Harry Belafonte, the legendary singer, actor, and civil rights activist, has died at the age of 96. According to The New York Times, Belafonte died of congestive heart failure at home in Manhattan today.
Harry Belafonte was born Harold George Bellanfanti Jr. in Harlem, New York to Carribean immigrants. He returned with his mother to her native Jamaica at the age of eight, where he spent much of his childhood before serving in the Navy during World War II. After his discharge, Belafonte studied acting at Erwin Piscator’s Dramatic Workshop alongside the likes of Marlon Brando and Tony Curtis and eventually began performing at the American Negro Theater.

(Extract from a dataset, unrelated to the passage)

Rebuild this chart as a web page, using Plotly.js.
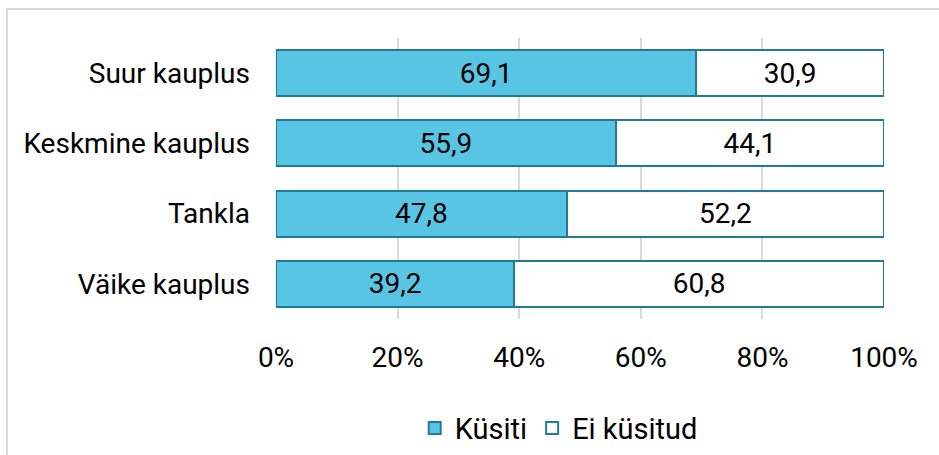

In 1954, he won a Tony Award for his work in the Broadway revue John Murray Anderson’s Almanac.
Belafonte launched his singing career by performing in nightclubs, releasing music on the Jubilee label before signing with RCA in 1953. His 1955 album Calypso topped the Billboard album chart for 31 weeks on the strength of singles like ‘Jamaica Farewell’ and ‘Banana Boat (Day-O)’. 1962’s Midnight Special featured the first-ever recorded appearance by a young musician named Bob Dylan, who played harmonica on the album. Belafonte’s final studio LP, Paradise in Gazankulu, came out in 1988.
In addition to releasing numerous albums, Belafonte was invited by Frank Sinatra to perform at John F. Kennedy’s inauguration, and, as a guest host on The Tonight Show in February 1968, interviewed Martin Luther King, Jr. and Robert F. Kennedy. Throughout his career, he supported humanitarian causes like UNICEF, USA for Africa, and the Anti-Apartheid Movement, and helped organize the star-packed charity single ‘We Are The World’.
Belafonte received a Kennedy Center Honor in 1989, the National Medal of Arts in 1994, and a Grammy Lifetime Achievement Award in 2000. Last year, he became the oldest living person to receive the Early Influence Award from the Rock and Roll Hall of Fame.